End of Year Financial Planning

Andy Reynolds

As we officially enter the month of November, it is hard to believe that Thanksgiving is just three weeks away.  Hopefully, this year brings back the celebration of holiday traditions and family gatherings.  However, before the sugarplums start dancing, we need to stay diligent and focus on year-end planning to ensure we are making sound financial decisions.  For many, 2020 and 2021 have run together in people’s mental accounting, so double-checking the below items may be warranted in most circumstances.

 

This year is not the year to procrastinate on year-end tasks.  We have all likely noticed that staffing is an issue right now across nearly all industries.  The same challenge is true at investment companies, such as TD Ameritrade, Fidelity, Schwab, etc.  Currently, we are being encouraged to complete the calendar year 2021 time-sensitive requests prior to Thanksgiving.  Please be aware that this is significantly earlier than most typical years and help us to plan accordingly.

 

Tax Changes 2022

Currently, there is significant dialogue within the Democratic party discussing changes to taxes starting in 2022.  The proposed laws may include some or all of the following: reduced estate tax exemption, termination of Grantor Trusts, increased income taxes above $400,000, increased capital gains taxes, extending wash sale rules, Roth conversions, etc.  We are closely watching this debate and recognize this could require 11th-hour planning for some clients.

 

Roth Conversions

Roth conversions need to be completed by the end of the calendar year for 2021.  Additionally, there have been discussions within Congress of ending Roth conversions for those whose income exceeds $450,000 (married couple) and/or ending conversions of non-deductible IRA balances.  If enacted, both would create a long-term planning opportunity for 2021.

 

RMD – Required Minimum Distributions

This year brings the return of RMDs for anyone above age 72 or anyone who has inherited an IRA before 2020.  All clients have been contacted at least once already; however, if you still have not taken your 2021 RMD yet, please contact our office.

 

Qualified Charitable Distributions

Donating RMDs may be one of the most impactful uses of RMD funds, as we have discussed in several other commentaries.
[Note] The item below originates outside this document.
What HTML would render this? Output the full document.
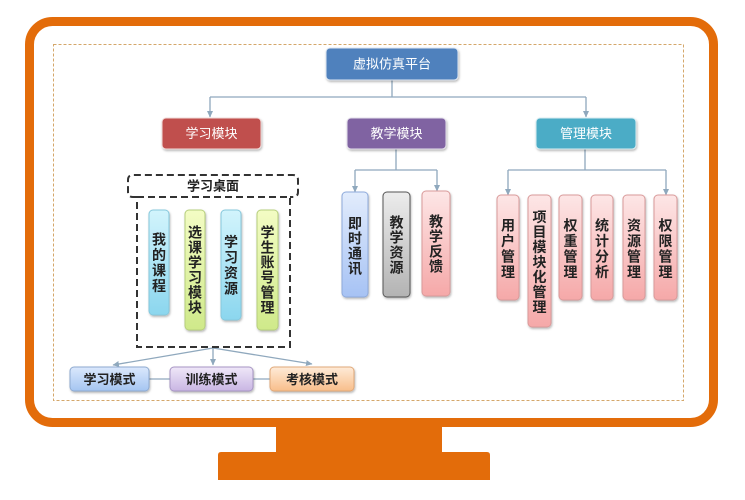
<!DOCTYPE html>
<html>
<head>
<meta charset="utf-8">
<style>
  html,body{margin:0;padding:0;background:#fff;}
  body{width:745px;height:500px;overflow:hidden;}
  svg{display:block;}
  text{font-family:"Liberation Sans","Noto Sans CJK SC",sans-serif;}
</style>
</head>
<body>
<svg width="745" height="500" viewBox="0 0 745 500" xmlns="http://www.w3.org/2000/svg">
  <defs>
    <filter id="sh" x="-20%" y="-20%" width="140%" height="150%">
      <feDropShadow dx="0.8" dy="1.5" stdDeviation="1" flood-color="#000" flood-opacity="0.28"/>
    </filter>
    <marker id="ar" markerWidth="7" markerHeight="7" refX="6" refY="3.5" orient="auto" markerUnits="userSpaceOnUse">
      <path d="M0,0.5 L6.5,3.5 L0,6.5 z" fill="#8fa8bd"/>
    </marker>
    <linearGradient id="gLB" x1="0" y1="0" x2="0" y2="1"><stop offset="0" stop-color="#d2f4fc"/><stop offset="1" stop-color="#8bd6ee"/></linearGradient>
    <linearGradient id="gLG" x1="0" y1="0" x2="0" y2="1"><stop offset="0" stop-color="#f3fcc4"/><stop offset="1" stop-color="#cfe98a"/></linearGradient>
    <linearGradient id="gBL" x1="0" y1="0" x2="0" y2="1"><stop offset="0" stop-color="#e2ecfc"/><stop offset="1" stop-color="#a6c2f4"/></linearGradient>
    <linearGradient id="gGR" x1="0" y1="0" x2="0" y2="1"><stop offset="0" stop-color="#ececec"/><stop offset="1" stop-color="#b3b3b3"/></linearGradient>
    <linearGradient id="gPK" x1="0" y1="0" x2="0" y2="1"><stop offset="0" stop-color="#fde6e6"/><stop offset="1" stop-color="#f5a8a8"/></linearGradient>
    <linearGradient id="gM1" x1="0" y1="0" x2="0" y2="1"><stop offset="0" stop-color="#dbe8fc"/><stop offset="1" stop-color="#a5c5f1"/></linearGradient>
    <linearGradient id="gM2" x1="0" y1="0" x2="0" y2="1"><stop offset="0" stop-color="#efe7f8"/><stop offset="1" stop-color="#c9b6e3"/></linearGradient>
    <linearGradient id="gM3" x1="0" y1="0" x2="0" y2="1"><stop offset="0" stop-color="#feebd8"/><stop offset="1" stop-color="#f8be8b"/></linearGradient>
  </defs>

  <!-- monitor frame -->
  <rect x="29.5" y="21.5" width="684" height="401" rx="23" ry="23" fill="#fff" stroke="#e36c0a" stroke-width="9"/>
  <!-- stand -->
  <rect x="276" y="426" width="166" height="27" fill="#e36c0a"/>
  <path d="M218 455 Q218 452 221 452 H487 Q490 452 490 455 V480 H218 Z" fill="#e36c0a"/>

  <!-- inner dashed border -->
  <rect x="53.5" y="44.5" width="630" height="356" fill="none" stroke="#d4a76a" stroke-width="1" stroke-dasharray="3,2"/>

  <!-- top connectors -->
  <g fill="none" stroke="#8fa8bd" stroke-width="1.3">
    <path d="M392 80 V97 M210 97 H586"/>
    <path d="M210 97 V117" marker-end="url(#ar)"/>
    <path d="M586 97 V117" marker-end="url(#ar)"/>
    <path d="M396 149 V170 M355 170 H437"/>
    <path d="M355 170 V192" marker-end="url(#ar)"/>
    <path d="M437 170 V191" marker-end="url(#ar)"/>
    <path d="M585 149 V170 M508 170 H666"/>
    <path d="M508 170 V195" marker-end="url(#ar)"/>
    <path d="M666 170 V195" marker-end="url(#ar)"/>
    <path d="M213 348 L113 365" marker-end="url(#ar)"/>
    <path d="M213 348 V365" marker-end="url(#ar)"/>
    <path d="M213 348 L312 364" marker-end="url(#ar)"/>
    <path d="M149 379 H170 M253 379 H270"/>
  </g>

  <!-- top nodes -->
  <g filter="url(#sh)">
    <rect x="326" y="48" width="132" height="32" rx="4" fill="#4f81bd" stroke="#dfe8f3" stroke-width="1"/>
    <rect x="162" y="118" width="99" height="31" rx="4" fill="#c0504d" stroke="#f2dcdb" stroke-width="1"/>
    <rect x="347" y="118" width="99" height="31" rx="4" fill="#8064a2" stroke="#e5e0ec" stroke-width="1"/>
    <rect x="536" y="118" width="100" height="31" rx="4" fill="#4bacc6" stroke="#dbeef3" stroke-width="1"/>
  </g>
  <g fill="#fff" font-size="13" text-anchor="middle" dominant-baseline="central">
    <text x="392" y="64">虚拟仿真平台</text>
    <text x="211.5" y="133.5">学习模块</text>
    <text x="396.5" y="133.5">教学模块</text>
    <text x="586" y="133.5">管理模块</text>
  </g>

  <!-- learning desktop dashed boxes -->
  <g fill="none" stroke="#333" stroke-width="2" stroke-dasharray="7,4">
    <path d="M137 197 H133 Q128 197 128 192 V180 Q128 175 133 175 H293 Q298 175 298 180 V192 Q298 197 293 197 H290"/>
    <path d="M137 197 H290 V347 H137 Z"/>
  </g>
  <text x="213" y="186" font-size="13" font-weight="bold" fill="#222" text-anchor="middle" dominant-baseline="central">学习桌面</text>

  <!-- vertical boxes -->
  <g filter="url(#sh)" stroke-width="1">
    <rect x="149" y="210" width="20" height="105" rx="4" fill="url(#gLB)" stroke="#86c8dc"/>
    <rect x="185" y="210" width="20" height="120" rx="4" fill="url(#gLG)" stroke="#b6cf7c"/>
    <rect x="221" y="210" width="20" height="110" rx="4" fill="url(#gLB)" stroke="#86c8dc"/>
    <rect x="257" y="210" width="21" height="120" rx="4" fill="url(#gLG)" stroke="#b6cf7c"/>

    <rect x="342" y="192" width="26" height="105" rx="4" fill="url(#gBL)" stroke="#8eaadb"/>
    <rect x="383" y="192" width="27" height="105" rx="4" fill="url(#gGR)" stroke="#555"/>
    <rect x="422" y="191" width="28" height="105" rx="4" fill="url(#gPK)" stroke="#d99a9a"/>

    <rect x="497" y="195" width="22" height="105" rx="4" fill="url(#gPK)" stroke="#d99a9a"/>
    <rect x="528" y="195" width="23" height="132" rx="4" fill="url(#gPK)" stroke="#d99a9a"/>
    <rect x="559" y="195" width="23" height="105" rx="4" fill="url(#gPK)" stroke="#d99a9a"/>
    <rect x="591" y="195" width="22" height="105" rx="4" fill="url(#gPK)" stroke="#d99a9a"/>
    <rect x="623" y="195" width="22" height="105" rx="4" fill="url(#gPK)" stroke="#d99a9a"/>
    <rect x="654" y="195" width="23" height="105" rx="4" fill="url(#gPK)" stroke="#d99a9a"/>

    <rect x="70" y="367" width="79" height="24" rx="4" fill="url(#gM1)" stroke="#8eaad0"/>
    <rect x="170" y="367" width="83" height="24" rx="4" fill="url(#gM2)" stroke="#a795c4"/>
    <rect x="270" y="367" width="84" height="24" rx="4" fill="url(#gM3)" stroke="#e0a878"/>
  </g>

  <g fill="#222" font-size="14" font-weight="bold" text-anchor="middle" dominant-baseline="central">
    <text><tspan x="159" y="239.25">我</tspan><tspan x="159" y="254.75">的</tspan><tspan x="159" y="270.25">课</tspan><tspan x="159" y="285.75">程</tspan></text>
    <text><tspan x="195" y="232.5">选</tspan><tspan x="195" y="247.5">课</tspan><tspan x="195" y="262.5">学</tspan><tspan x="195" y="277.5">习</tspan><tspan x="195" y="292.5">模</tspan><tspan x="195" y="307.5">块</tspan></text>
    <text><tspan x="231" y="241.75">学</tspan><tspan x="231" y="257.25">习</tspan><tspan x="231" y="272.75">资</tspan><tspan x="231" y="288.25">源</tspan></text>
    <text><tspan x="267.5" y="232.5">学</tspan><tspan x="267.5" y="247.5">生</tspan><tspan x="267.5" y="262.5">账</tspan><tspan x="267.5" y="277.5">号</tspan><tspan x="267.5" y="292.5">管</tspan><tspan x="267.5" y="307.5">理</tspan></text>

    <text><tspan x="355" y="223.5">即</tspan><tspan x="355" y="238.5">时</tspan><tspan x="355" y="253.5">通</tspan><tspan x="355" y="268.5">讯</tspan></text>
    <text><tspan x="396.5" y="222.5">教</tspan><tspan x="396.5" y="237.5">学</tspan><tspan x="396.5" y="252.5">资</tspan><tspan x="396.5" y="267.5">源</tspan></text>
    <text><tspan x="436" y="221.5">教</tspan><tspan x="436" y="236.5">学</tspan><tspan x="436" y="251.5">反</tspan><tspan x="436" y="266.5">馈</tspan></text>

    <text><tspan x="508" y="225.25">用</tspan><tspan x="508" y="240.75">户</tspan><tspan x="508" y="256.25">管</tspan><tspan x="508" y="271.75">理</tspan></text>
    <text><tspan x="539.5" y="217">项</tspan><tspan x="539.5" y="232">目</tspan><tspan x="539.5" y="247">模</tspan><tspan x="539.5" y="262">块</tspan><tspan x="539.5" y="277">化</tspan><tspan x="539.5" y="292">管</tspan><tspan x="539.5" y="307">理</tspan></text>
    <text><tspan x="570.5" y="225.25">权</tspan><tspan x="570.5" y="240.75">重</tspan><tspan x="570.5" y="256.25">管</tspan><tspan x="570.5" y="271.75">理</tspan></text>
    <text><tspan x="602" y="225.25">统</tspan><tspan x="602" y="240.75">计</tspan><tspan x="602" y="256.25">分</tspan><tspan x="602" y="271.75">析</tspan></text>
    <text><tspan x="634" y="225.25">资</tspan><tspan x="634" y="240.75">源</tspan><tspan x="634" y="256.25">管</tspan><tspan x="634" y="271.75">理</tspan></text>
    <text><tspan x="665.5" y="225.25">权</tspan><tspan x="665.5" y="240.75">限</tspan><tspan x="665.5" y="256.25">管</tspan><tspan x="665.5" y="271.75">理</tspan></text>
  </g>

  <g fill="#222" font-size="13" font-weight="bold" text-anchor="middle" dominant-baseline="central">
    <text x="109.5" y="379.5">学习模式</text>
    <text x="211.5" y="379.5">训练模式</text>
    <text x="312" y="379.5">考核模式</text>
  </g>
</svg>
</body>
</html>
If you are charitably inclined and have an RMD to take, we recommend familiarizing yourself with this strategy.

 

Tax Harvesting

As we alluded to in an earlier commentary (Tax Management in Bull Markets), this year we will likely experience higher than normal capital gains in taxable accounts.  We believe in a proactive tax management philosophy, along with tax harvesting to avoid undesirable gains.  However, as markets continue to have favorable progress, tax liabilities will naturally build and will occur over time.  Please do not hesitate to contact us to discuss potential capital gains taken for 2021; as always, we believe a best practice is to share these annual expectations with accountants prior to year-end.

 

Employee Retirement Plan Contributions

Employees have until the end of the calendar year to max out their retirement plans.  For those under 50 years old, this is $19,500 and for those over 50, this is $26,000.  Employees should check their paystubs to ensure that they are maxing out their retirement plan contributions if that is a goal of their financial situation.

 

Charitable Giving – Bunching

Bunching simply means combining two or more years’ worth of donations into a single calendar year for tax purposes.  As most know, the standard deduction is greater than $25,000 for a married couple.  With such a high standard deduction, most couples do not donate enough in a single year to receive a meaningful deduction for tax purposes.  If your annual donations combined over two or three years exceed $25,000, this is a strategy that should be strongly considered.

 

Tax Projecting

As always, meeting with your accountant prior to the end of the year is always advantageous.  Once the calendar year ends, there is not much that can be done about a tax liability.  However, during the calendar year, the tools at our disposal are greater.  We always recommend projecting a tax liability around this time of year and welcome being involved in these conversations.

 

Flexible Spending Account Balances

FSA balances do not roll over, in most cases, and are use-it or lose-it accounts.  Be sure to zero out FSA balances before the funds go back to the employer.

 

Open Enrollment

Typically, open enrollment occurs in November or December if you are employed.  This is a great time to reevaluate the benefits you are utilizing and whether they still meet your needs.